Mais les résultats seront diamétralement opposés, si l’État élève les enfants après l’établissement d’une autorité centrale. Dans ce cas, l’autorité centrale ne permettra pas l’enseignement d’un patriotisme militariste aux enfants et ne permettra pas aux divers États de se payer une augmentation de la population au-delà des limites économiques désirables. Si la pression des nécessités militaristes n’existe plus, les enfants élevés dans les institutions d’État seront certainement mieux développés physiquement et mentalement que les enfants moyens le sont actuellement ; un progrès très rapide deviendra donc possible.

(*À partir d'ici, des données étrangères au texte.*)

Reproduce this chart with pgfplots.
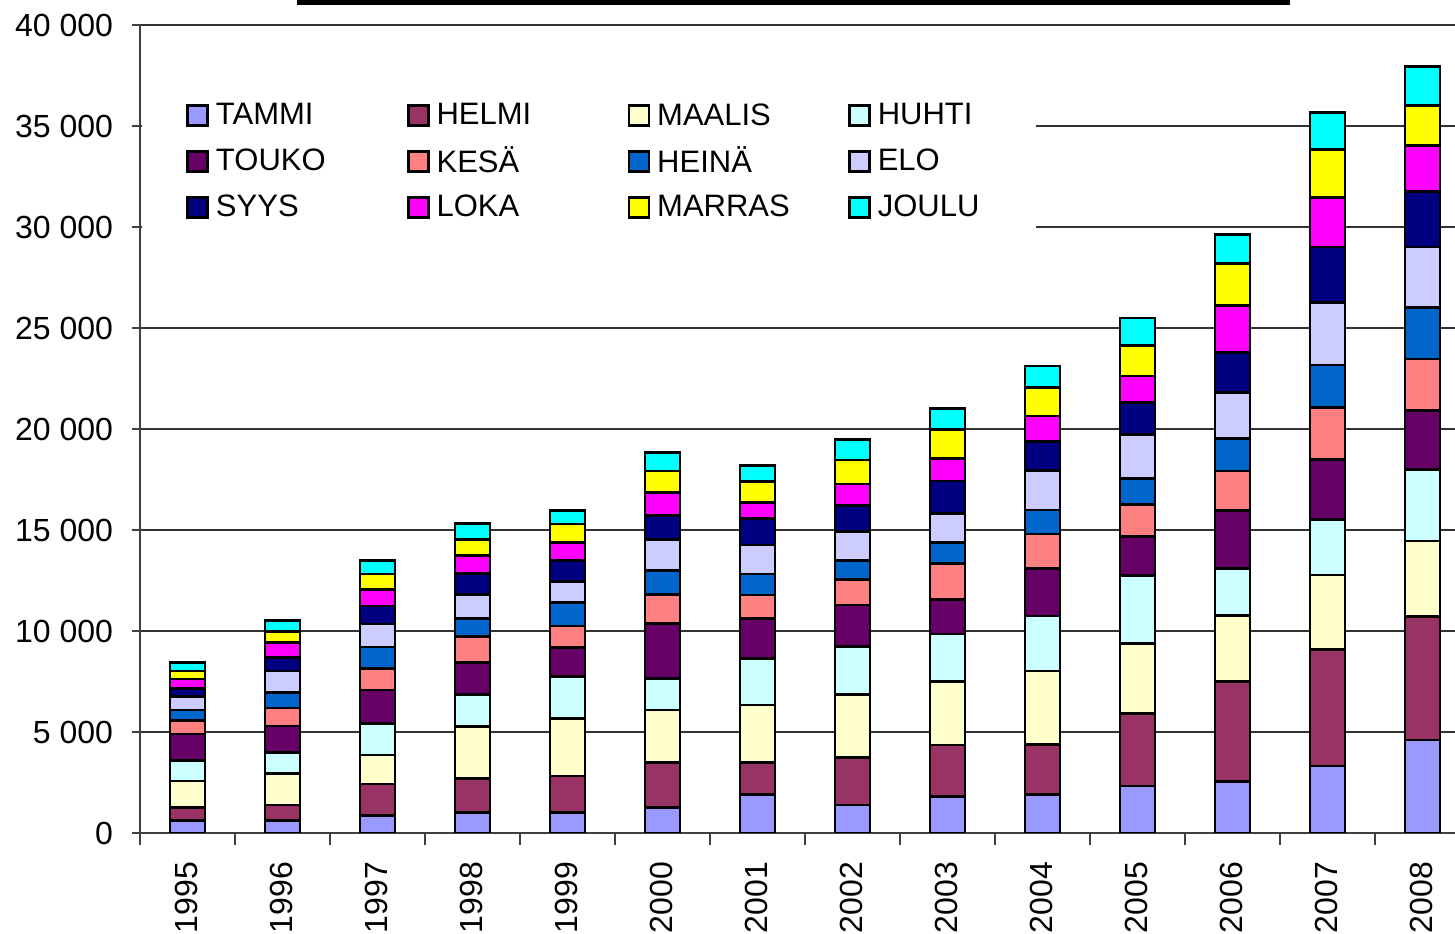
\documentclass[border=0pt]{standalone}
\usepackage{fontspec}
\setmainfont{Liberation Sans}
\usepackage{pgfplots}
\usepackage{pgfplotstable}
\pgfplotsset{compat=1.18}
\definecolor{cTammi}{HTML}{9999FF}
\definecolor{cHelmi}{HTML}{993366}
\definecolor{cMaalis}{HTML}{FFFFCC}
\definecolor{cHuhti}{HTML}{CCFFFF}
\definecolor{cTouko}{HTML}{660066}
\definecolor{cKesa}{HTML}{FF8080}
\definecolor{cHeina}{HTML}{0066CC}
\definecolor{cElo}{HTML}{CCCCFF}
\definecolor{cSyys}{HTML}{000080}
\definecolor{cLoka}{HTML}{FF00FF}
\definecolor{cMarras}{HTML}{FFFF00}
\definecolor{cJoulu}{HTML}{00FFFF}
\pgfplotstableread{
x year m1 m2 m3 m4 m5 m6 m7 m8 m9 m10 m11 m12
0 1995 609 663 1302 1005 1322 658 530 659 396 480 396 411
1 1996 609 777 1569 1040 1302 891 777 1055 678 723 544 545
2 1997 876 1550 1435 1570 1648 1074 1055 1139 891 826 758 678
3 1998 1005 1703 2574 1584 1565 1287 911 1168 1059 892 792 792
4 1999 1005 1817 2856 2060 1455 1055 1153 1059 1020 911 906 658
5 2000 1252 2228 2609 1569 2723 1436 1168 1555 1168 1158 1055 926
6 2001 1916 1564 2857 2312 1980 1153 1040 1435 1322 792 1020 812
7 2002 1386 2361 3119 2357 2064 1272 921 1436 1307 1054 1188 1025
8 2003 1797 2559 3134 2361 1718 1782 1040 1436 1599 1123 1436 1040
9 2004 1916 2475 3629 2723 2361 1698 1188 1946 1435 1273 1401 1074
10 2005 2327 3599 3445 3367 1955 1564 1273 2193 1584 1312 1525 1351
11 2006 2559 4931 3287 2312 2876 1956 1604 2272 1995 2307 2094 1431
12 2007 3312 5772 3683 2738 2985 2584 2089 3109 2738 2465 2362 1816
13 2008 4604 6099 3752 3535 2936 2539 2535 3010 2738 2287 1990 1916
}\data
\newcommand{\fs}{\fontsize{15.5}{18}\selectfont}
\newcommand{\fst}{\fontsize{16}{19}\selectfont}
\begin{document}
\begin{tikzpicture}
\begin{axis}[name=ax, scale only axis, width=657.5pt, height=404pt,
  xmin=-0.5, xmax=13.342, ymin=0, ymax=40000,
  ybar stacked, bar width=17.5pt,
  axis x line*=bottom, axis y line*=left,
  axis line style={black!75, line width=1pt, -},
  ymajorgrids, grid style={black!80, line width=0.6pt},
  ytick={0,5000,...,40000},
  scaled y ticks=false,
  /pgf/number format/.cd, 1000 sep={\ }, assume math mode=true, /pgfplots/.cd,
  xtick={0,...,13},
  xticklabels={1995,1996,1997,1998,1999,2000,2001,2002,2003,2004,2005,2006,2007,2008},
  minor xtick={-0.5,0.5,...,12.5},
  tick align=outside,
  major tick length=4pt, minor tick length=6pt,
  major x tick style={draw=none},
  tick style={black!75, line width=0.8pt},
  tick label style={font=\fst},
  xticklabel style={rotate=90, anchor=east, xshift=-7pt, yshift=0.5pt},
  yticklabel style={xshift=-6pt},
  legend columns=4,
  legend cell align=left,
  legend image code/.code={\draw[#1, draw=black, line width=1.3pt] (0pt,-5pt) rectangle (10pt,5pt);},
  legend style={at={(rel axis cs:0,1)}, anchor=north west, xshift=1pt, yshift=-28pt,
    draw=none, fill=white, font=\fs, inner xsep=22pt, inner ysep=9pt, row sep=5.5pt,
    /tikz/every odd column/.append style={column sep=1.5pt},
    /tikz/every even column/.append style={column sep=0pt},
    /tikz/column 2/.append style={text width=93.5pt},
    /tikz/column 4/.append style={text width=93.5pt},
    /tikz/column 6/.append style={text width=93.5pt},
    /tikz/column 8/.append style={text width=55pt}},
  every axis plot/.append style={draw=black, line width=1.4pt},
]
\addplot[fill=cTammi] table[x=x,y=m1]{\data};
\addplot[fill=cHelmi] table[x=x,y=m2]{\data};
\addplot[fill=cMaalis] table[x=x,y=m3]{\data};
\addplot[fill=cHuhti] table[x=x,y=m4]{\data};
\addplot[fill=cTouko] table[x=x,y=m5]{\data};
\addplot[fill=cKesa] table[x=x,y=m6]{\data};
\addplot[fill=cHeina] table[x=x,y=m7]{\data};
\addplot[fill=cElo] table[x=x,y=m8]{\data};
\addplot[fill=cSyys] table[x=x,y=m9]{\data};
\addplot[fill=cLoka] table[x=x,y=m10]{\data};
\addplot[fill=cMarras] table[x=x,y=m11]{\data};
\addplot[fill=cJoulu] table[x=x,y=m12]{\data};
\legend{TAMMI,HELMI,MAALIS,HUHTI,TOUKO,KESÄ,HEINÄ,ELO,SYYS,LOKA,MARRAS,JOULU}
\end{axis}
\fill[black] ([xshift=78.5pt,yshift=10pt]ax.north west) rectangle ([xshift=575pt,yshift=12.5pt]ax.north west);
\pgfresetboundingbox
\path[use as bounding box] ([xshift=-70pt,yshift=-50.5pt]ax.south west) rectangle ([yshift=12.5pt]ax.north east);
\end{tikzpicture}
\end{document}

Mais même si une autorité centrale existe, les effets, si le monde reste capitaliste, seront profondément différents de ce qu’ils seraient si le monde adoptait le socialisme. Dans le premier cas, il y aura cette division en castes dont nous avons parlé plus haut ; la caste supérieure gardera la famille et l’inférieure substituera l’État aux parents. Et on aura encore besoin de rendre la classe inférieure soumise, pour qu’elle ne se révolte pas contre les riches. Cela impliquera un niveau de culture plus bas et conduira peut-être les riches à encourager les naissances chez les prolétaires nègres plutôt que chez les blancs ou les jaunes. Ainsi, la race blanche peut graduellement devenir une aristocratie faible numériquement qui sera finalement exterminée par une insurrection nègre.

Tout cela peut sembler fantastique, étant donné le fait que la plupart des nations blanches sont sous le régime de la démocratie politique. Je vois pourtant que partout la démocratie permet un enseignement scolaire qui sert les intérêts des riches, on renvoie des maîtres d’école communistes, mais jamais des conservateurs. Je ne vois aucune raison que cela change dans l’avenir. Et je pense, pour les raisons que j’ai données, que si notre civilisation continue encore à servir les riches, elle est condamnée. C’est parce que je ne désire pas la fin de la civilisation que je suis socialiste.

Si nous avions raison jusqu’ici, il est probable que la famille cessera d’exister, sauf dans une minorité privilégiée. C’est pourquoi, s’il n’y a plus de minorité privilégiée, la famille peut cesser d’exister presque complètement. Biologiquement, cela semble inévitable. La famille est une institution qui sert à protéger les enfants pendant les années où ils ne peuvent vivre seuls ; chez les fourmis et les abeilles, la communauté accomplit cette tâche, et il n’y a pas de famille. De même, chez les hommes, si la vie des enfants peut être assurée sans la protection de parents, la vie de famille disparaîtra peu à peu. Cela produira de profondes transformations dans la vie émotionnelle des hommes, et causera un grand divorce avec l’art et la littérature de tous les âges précédents. Les différences entre peuples différents deviendront plus petites, puisque les parents ne feront plus reproduire aux enfants leurs particularités. L’amour sexuel deviendra moins intéressant et moins romantique ; on arrivera probablement à considérer comme absurde toute la poésie de l’amour. Les éléments romantiques de la nature humaine devront trouver d’autres expressions, comme l’art, la science, la politique. (Pour Disraeli, la politique fut une aventure romantique.) Je ne peux m’empêcher de penser que la structure émotionnelle de la vie éprouvera une perte réelle ; mais chaque fois que notre sécurité augmente, nous subissons une telle perte. Les bateaux à vapeur sont moins romantiques que les voiliers ; les perceveurs d’impôts, moins romantiques que les brigands de grands chemins. Peut-être qu’à la fin la sécurité deviendra ennuyeuse, et les hommes destructifs par simple ennui. Mais de telles possibilités sont incalculables.